[etherlab-dev] ec_lock_* vs. ec_ioctl

Discussion:

[etherlab-dev] ec_lock_* vs. ec_ioctl_lock in master/ioctl.c

Esben Haabendal

2018-02-27 15:39:10 UTC

Hi

I have been fixing a number of locking related issues, and have a hard
time figuring out how to handle locking in general, and in
master/ioctl.c in particular.

As of patch
base/0017-Master-locks-to-avoid-corrupted-datagram-queue.patch
there is now the macro pair of
ec_ioctl_lock_down_interruptible() and ec_ioctl_lock_up(), which maps to
ec_lock_down_interruptible() and ec_lock_up() for the non RTDM use-case.

But looking at the master/ioctl.c file as of patchset version 20171108,
there are the following number of calls:

8 ec_lock_down()
52 ec_lock_down_interruptible()
129 ec_lock_up()
6 ec_ioctl_lock_up()
4 ec_ioctl_lock_down_interruptible()

When should the ec_lock_* functions be called directly, and when should
they be wrapped (and thus compiled out for RTDM)?

And how is this supposed to work for RTDM in the first place?
I mean, there are code outside of ioctl.c which is called from ioctl.c
which are taking locks. Isn't this kind of defeating the purpose of
this idea?

Also, as far as I can see, EC_IOCTL_RTDM is only defined when compiling
rtdm-ioctl.c. When and how is master/ioctl.c supposed to be compiled
with EC_IOCTL_RTDM defined?

Best regards,
Esben Haabendal

Graeme Foot

2018-02-27 22:38:33 UTC

Permalink

Hi,

The ec_ioctl_lock_up() and ec_ioctl_lock_down_interruptible() calls were added to protect the following functions when multiple send/receive loops are running:
- ec_master_send()
- ec_master_receive()
- ec_master_domain_process()
- ec_master_domain_queue()

In my opinion any locking on these functions should be at the application level instead. However, if they are being called from multiple processes (rather than threads) then you need to use something like a named semaphore so that all processes share the same lock. Of course if you are using callbacks (for EoE) you are probably doing that anyway.
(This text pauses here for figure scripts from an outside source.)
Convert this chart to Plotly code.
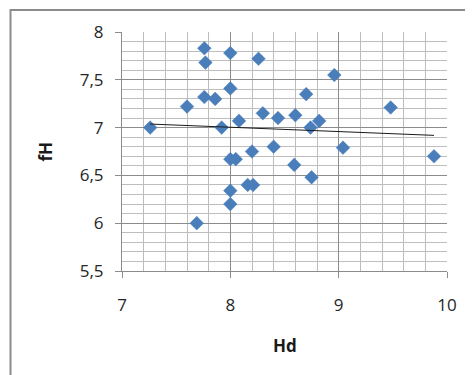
import numpy as np
import plotly.graph_objects as go

# Data
hd = [7.26, 7.60, 7.69, 7.76, 7.77, 7.76, 7.86, 7.92, 8.00, 8.00, 8.00, 8.05,
      8.00, 8.00, 8.08, 8.16, 8.21, 8.20, 8.26, 8.30, 8.40, 8.44, 8.59, 8.60,
      8.70, 8.74, 8.75, 8.82, 8.96, 9.04, 9.48, 9.88]
fh = [7.00, 7.22, 6.00, 7.83, 7.68, 7.32, 7.30, 7.00, 7.78, 7.41, 6.67, 6.67,
      6.34, 6.20, 7.07, 6.40, 6.40, 6.75, 7.72, 7.15, 6.80, 7.10, 6.61, 7.13,
      7.35, 7.00, 6.48, 7.07, 7.55, 6.79, 7.21, 6.70]

x_tickvals = [7, 8, 9, 10]
x_ticktext = ["7", "8", "9", "10"]
y_tickvals = [5.5, 6, 6.5, 7, 7.5, 8]
y_ticktext = ["5,5", "6", "6,5", "7", "7,5", "8"]

# Linear trend line
slope, intercept = np.polyfit(hd, fh, 1)
tx = [min(hd), max(hd)]
ty = [slope * v + intercept for v in tx]

W, H = 473, 375
L, R, T, B = 114, 34, 24, 112
pw, ph = W - L - R, H - T - B


def px_x(p):
    return (p - L) / pw


def px_y(p):
    return (H - B - p) / ph


font_family = "Open Sans, Liberation Sans, sans-serif"

fig = go.Figure()
fig.add_trace(go.Scatter(
    x=hd, y=fh, mode="markers",
    marker=dict(symbol="diamond", size=10.5, color="#4A7EBB",
                line=dict(width=0.5, color="#4A7EBB")),
    showlegend=False, hoverinfo="skip"))
fig.add_trace(go.Scatter(
    x=tx, y=ty, mode="lines",
    line=dict(color="#1a1a1a", width=1),
    showlegend=False, hoverinfo="skip"))

fig.update_layout(
    width=W, height=H,
    margin=dict(l=L, r=R, t=T, b=B, pad=0),
    paper_bgcolor="white", plot_bgcolor="white",
    font=dict(family=font_family, size=17, color="#262626"),
    xaxis=dict(range=[7, 10], tickvals=x_tickvals, ticktext=x_ticktext,
               showgrid=True, gridcolor="#8C8C8C", gridwidth=1,
               showline=True, linecolor="#8C8C8C", linewidth=1,
               ticks="outside", ticklen=6, tickcolor="#8C8C8C",
               ticklabelstandoff=13, zeroline=False,
               minor=dict(dtick=0.2, showgrid=True, gridcolor="#BDBDBD",
                          gridwidth=1, ticks="")),
    yaxis=dict(range=[5.5, 8], tickvals=y_tickvals, ticktext=y_ticktext,
               showgrid=True, gridcolor="#8C8C8C", gridwidth=1,
               showline=True, linecolor="#8C8C8C", linewidth=1,
               ticks="outside", ticklen=6, tickcolor="#8C8C8C",
               ticklabelstandoff=8, zeroline=False,
               minor=dict(dtick=0.1, showgrid=True, gridcolor="#BDBDBD",
                          gridwidth=1, ticks="")),
    annotations=[
        dict(text="<b>Hd</b>", x=0.5, y=px_y(337), xref="paper", yref="paper",
             showarrow=False, xanchor="center", yanchor="middle",
             font=dict(size=17, color="#1a1a1a")),
        dict(text="<b>fH</b>", x=px_x(37), y=0.5, xref="paper", yref="paper",
             showarrow=False, xanchor="center", yanchor="middle", textangle=-90,
             font=dict(size=17, color="#1a1a1a")),
    ],
    shapes=[
        dict(type="rect", xref="paper", yref="paper",
             x0=px_x(2.5), x1=px_x(471), y0=px_y(373), y1=px_y(2),
             line=dict(color="#8C8C8C", width=2), fillcolor="rgba(0,0,0,0)",
             layer="below"),
    ],
)

fig.write_html("out.html")
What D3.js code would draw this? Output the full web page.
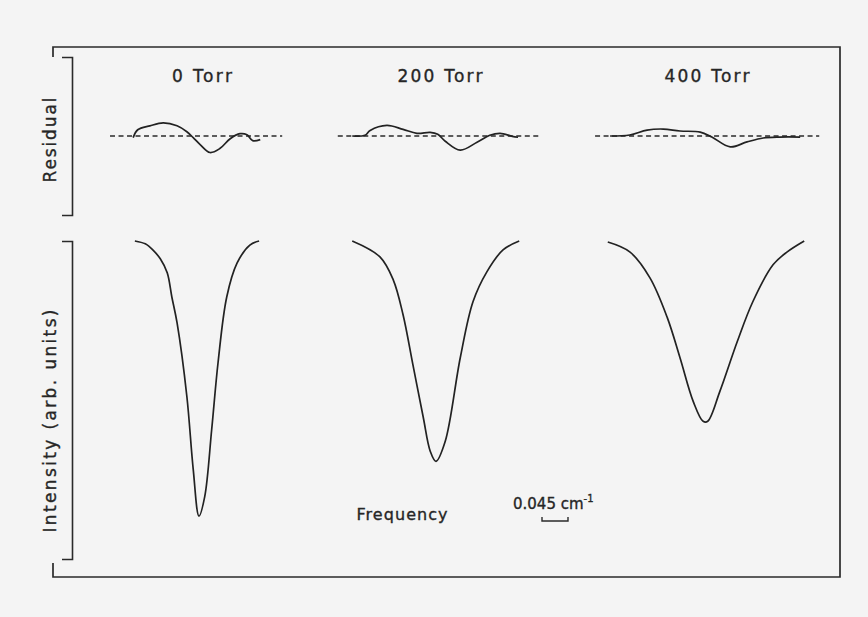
<!DOCTYPE html>
<html>
<head>
<meta charset="utf-8">
<script src="https://cdn.jsdelivr.net/npm/d3@7"></script>
<style>
  body { margin: 0; background: #f4f4f4; }
  svg { display: block; }
  text { font-family: "DejaVu Sans", sans-serif; fill: #262626; stroke: #262626; stroke-width: 0.35; }
  .domain { stroke: #2a2a2a; stroke-width: 1.6; fill: none; }
</style>
</head>
<body>
<script>
// Panel titles (pressure)
var panelLabels = ["0 Torr", "200 Torr", "400 Torr"];

// Absorption profiles: frequency offset from line centre (cm-1), relative intensity
var freq0 = [-0.111, -0.093, -0.080, -0.067, -0.055, -0.047, -0.038, -0.021, -0.010, 0, 0.010, 0.022, 0.033, 0.048, 0.066, 0.088, 0.104];
var int0  = [1.000, 0.991, 0.972, 0.944, 0.900, 0.824, 0.743, 0.511, 0.282, 0.135, 0.197, 0.408, 0.618, 0.824, 0.931, 0.987, 1.000];

var freq200 = [-0.145, -0.097, -0.074, -0.057, -0.040, -0.022, -0.010, 0, 0.016, 0.042, 0.064, 0.088, 0.116, 0.144];
var int200  = [1.000, 0.950, 0.878, 0.768, 0.611, 0.445, 0.339, 0.307, 0.370, 0.633, 0.809, 0.903, 0.972, 1.000];

var freq400 = [-0.170, -0.132, -0.097, -0.067, -0.045, -0.022, -0.005, 0.003, 0.024, 0.054, 0.081, 0.116, 0.140, 0.170];
var int400  = [0.997, 0.966, 0.884, 0.759, 0.633, 0.495, 0.433, 0.433, 0.527, 0.683, 0.809, 0.925, 0.965, 1.000];

// Fit residuals (arb. units)
var resFreq0 = [-0.114, -0.106, -0.085, -0.062, -0.038, -0.021, -0.010, 0.002, 0.019, 0.036, 0.054, 0.071, 0.083, 0.093, 0.106];
var res0     = [-0.021, 0.079, 0.129, 0.166, 0.129, 0.054, -0.021, -0.109, -0.209, -0.159, -0.034, 0.029, 0.016, -0.059, -0.046];

var resFreq200 = [-0.145, -0.123, -0.114, -0.085, -0.057, -0.033, -0.010, 0.003, 0.016, 0.042, 0.071, 0.093, 0.111, 0.132, 0.142];
var res200     = [0.000, 0.009, 0.071, 0.134, 0.084, 0.034, 0.046, 0.021, -0.066, -0.179, -0.079, 0.009, 0.034, -0.004, -0.016];

var resFreq400 = [-0.166, -0.132, -0.102, -0.074, -0.045, -0.010, 0.010, 0.042, 0.071, 0.099, 0.128, 0.163];
var res400     = [0.000, 0.013, 0.075, 0.088, 0.063, 0.050, -0.013, -0.138, -0.075, -0.025, -0.013, -0.013];

// Extent of the zero line in each residual panel (cm-1)
var zeroExtent0 = [-0.154, 0.144];
var zeroExtent200 = [-0.170, 0.183];
var zeroExtent400 = [-0.192, 0.196];

// Frequency scale bar (cm-1)
var scaleBarWidth = 0.045;

// Width and height
var w = 868;
var h = 617;

var panelCenters = [199, 436, 706];
var pxPerWave = 26 / 0.045;

var panels = [
  { label: panelLabels[0], freq: freq0, inten: int0, rf: resFreq0, res: res0, zero: zeroExtent0 },
  { label: panelLabels[1], freq: freq200, inten: int200, rf: resFreq200, res: res200, zero: zeroExtent200 },
  { label: panelLabels[2], freq: freq400, inten: int400, rf: resFreq400, res: res400, zero: zeroExtent400 }
];

// Vertical scales
var yInt = d3.scaleLinear().domain([0, 1]).range([559, 241]);
var yRes = d3.scaleLinear().domain([-1, 1]).range([215, 57]);

// Create SVG element
var svg = d3.select("body")
      .append("svg")
      .attr("width", w)
      .attr("height", h);

// Outer frame (open at the left)
svg.append("path")
   .attr("d", "M53,57V47H840V577H53V563")
   .attr("fill", "none")
   .attr("stroke", "#2a2a2a")
   .attr("stroke-width", 1.7);

// Bracket style axes with no ticks
svg.append("g")
   .attr("transform", "translate(72,0)")
   .call(d3.axisLeft(yRes).tickValues([]).tickSizeOuter(10));

svg.append("g")
   .attr("transform", "translate(72,0)")
   .call(d3.axisLeft(yInt).tickValues([]).tickSizeOuter(10));

// Axis titles
svg.append("text")
   .attr("transform", "translate(56,140) rotate(-90)")
   .attr("text-anchor", "middle")
   .attr("font-size", 17)
   .attr("textLength", 85)
   .attr("lengthAdjust", "spacing")
   .text("Residual");

svg.append("text")
   .attr("transform", "translate(56,421) rotate(-90)")
   .attr("text-anchor", "middle")
   .attr("font-size", 17)
   .attr("textLength", 223)
   .attr("lengthAdjust", "spacing")
   .text("Intensity (arb. units)");

var titleWidths = [60, 85, 85];
var titleCenters = [202, 440, 707];

panels.forEach(function(p, i) {
  var c = panelCenters[i];
  var x = d3.scaleLinear()
            .domain([-0.2, 0.2])
            .range([c - 0.2 * pxPerWave, c + 0.2 * pxPerWave]);

  var g = svg.append("g").attr("class", "panel");

  g.append("text")
   .attr("x", titleCenters[i])
   .attr("y", 82)
   .attr("text-anchor", "middle")
   .attr("font-size", 17)
   .attr("textLength", titleWidths[i])
   .attr("lengthAdjust", "spacing")
   .text(p.label);

  // zero line of residual
  g.append("path")
   .datum(p.zero)
   .attr("d", d3.line().x(function(d) { return x(d); }).y(yRes(0)))
   .attr("fill", "none")
   .attr("stroke", "#2a2a2a")
   .attr("stroke-width", 1.5)
   .attr("stroke-dasharray", "5,3.5");

  // residual
  g.append("path")
   .datum(d3.range(p.rf.length))
   .attr("d", d3.line()
        .curve(d3.curveCatmullRom.alpha(0.5))
        .x(function(k) { return x(p.rf[k]); })
        .y(function(k) { return yRes(p.res[k]); }))
   .attr("fill", "none")
   .attr("stroke", "#222")
   .attr("stroke-width", 1.7);

  // profile
  g.append("path")
   .datum(d3.range(p.freq.length))
   .attr("d", d3.line()
        .curve(d3.curveCatmullRom.alpha(0.5))
        .x(function(k) { return x(p.freq[k]); })
        .y(function(k) { return yInt(p.inten[k]); }))
   .attr("fill", "none")
   .attr("stroke", "#222")
   .attr("stroke-width", 1.7);
});

// Frequency label and scale bar
svg.append("text")
   .attr("x", 402)
   .attr("y", 520)
   .attr("text-anchor", "middle")
   .attr("font-size", 16)
   .attr("textLength", 91)
   .attr("lengthAdjust", "spacing")
   .text("Frequency");

var barX = d3.scaleLinear().domain([0, scaleBarWidth]).range([542, 542 + scaleBarWidth * pxPerWave]);

svg.append("path")
   .attr("d", "M" + barX(0) + ",517V521H" + barX(scaleBarWidth) + "V517")
   .attr("fill", "none")
   .attr("stroke", "#2a2a2a")
   .attr("stroke-width", 1.4);

var lab = svg.append("text")
   .attr("x", 513)
   .attr("y", 509)
   .attr("font-size", 15);
lab.append("tspan").text("0.045 cm");
lab.append("tspan")
   .attr("dy", -7)
   .attr("font-size", 10)
   .text("-1");
</script>
</body>
</html>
The reason that they have been named differently is that they are the functions that are called from the realtime send/receive loop and the define allows them to be ignored. RTAI (and Xenomi?) are NOT allowed to call standard Linux blocking functions from a hard realtime thread (to maintain hard realtime). The EC_IOCTL_RTDM define turns off these locks for (RTAI / Xenomi) RTDM applications to avoid this problem. They should probably also be turned off for RTAI / Xenomi in general and as I said above use application level locking.
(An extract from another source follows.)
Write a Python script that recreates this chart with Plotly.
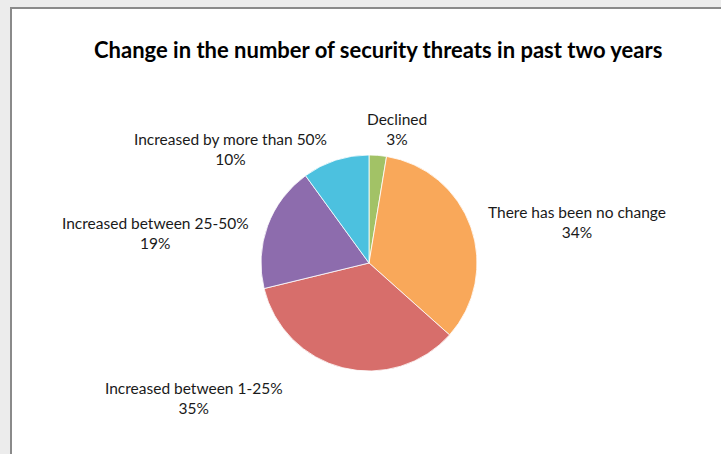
import plotly.graph_objects as go

categories = ["Declined", "There has been no change", "Increased between 1-25%",
              "Increased between 25-50%", "Increased by more than 50%"]
values = [2.6, 34.0, 34.6, 18.8, 10.0]
colors = ["#A2C266", "#F9A85A", "#D76E6B", "#8D6CAD", "#4CC1DF"]
title_text = "Change in the number of security threats in past two years"

W, H = 721, 454
cx, cy, r = 369, 263, 108

fig = go.Figure(go.Pie(
    labels=categories, values=values, sort=False, direction="clockwise",
    rotation=0, textinfo="none", hoverinfo="label+percent",
    marker=dict(colors=colors, line=dict(color="rgba(255,255,255,0.8)", width=1)),
    domain=dict(x=[(cx - r) / W, (cx + r) / W], y=[(H - cy - r) / H, (H - cy + r) / H]),
    showlegend=False,
))

# label positions (pixel centers) for each category
label_pos = [(397, 129), (577, 222), (194, 398), (155, 233), (230, 149)]
total = sum(values)
annotations = []
for cat, v, (px, py) in zip(categories, values, label_pos):
    annotations.append(dict(
        x=px / W, y=1 - py / H, xref="paper", yref="paper",
        text=f"{cat}<br>{round(v / total * 100)}%", showarrow=False,
        font=dict(family="Lato, sans-serif", size=15.5, color="#1a1a1a"),
        align="center", xanchor="center", yanchor="middle",
    ))
annotations.append(dict(
    x=378 / W, y=1 - 50 / H, xref="paper", yref="paper", text=f"<b>{title_text}</b>",
    showarrow=False, font=dict(family="Lato, sans-serif", size=22, color="#000000"),
    xanchor="center", yanchor="middle",
))

fig.update_layout(
    width=W, height=H, margin=dict(l=0, r=0, t=0, b=0),
    paper_bgcolor="#ececec", plot_bgcolor="#ececec",
    annotations=annotations,
    shapes=[dict(type="rect", xref="paper", yref="paper", layer="below",
                 x0=11 / W, x1=1.05, y0=-0.05, y1=1 - 8 / H,
                 fillcolor="#ffffff", line=dict(color="#8a8a8a", width=2))],
)
fig.write_html("out.html", config={"displayModeBar": False},
               post_script="document.body.style.margin='0';")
You can pass --enable-rtdm when compiling to enable RTDM (and compile rtdm-ioctl.o).

So in summary:
ec_ioctl_lock_up() and ec_ioctl_lock_down_interruptible() are for the hard realtime loop function calls, otherwise use the standard lock calls.

Regards,
Graeme Foot

-----Original Message-----
From: etherlab-dev [mailto:etherlab-dev-***@etherlab.org] On Behalf Of Esben Haabendal
Sent: Wednesday, 28 February 2018 4:39 AM
To: etherlab-***@etherlab.org
Subject: [etherlab-dev] ec_lock_* vs. ec_ioctl_lock in master/ioctl.c

Hi

I have been fixing a number of locking related issues, and have a hard time figuring out how to handle locking in general, and in master/ioctl.c in particular.

As of patch
base/0017-Master-locks-to-avoid-corrupted-datagram-queue.patch
there is now the macro pair of
ec_ioctl_lock_down_interruptible() and ec_ioctl_lock_up(), which maps to
ec_lock_down_interruptible() and ec_lock_up() for the non RTDM use-case.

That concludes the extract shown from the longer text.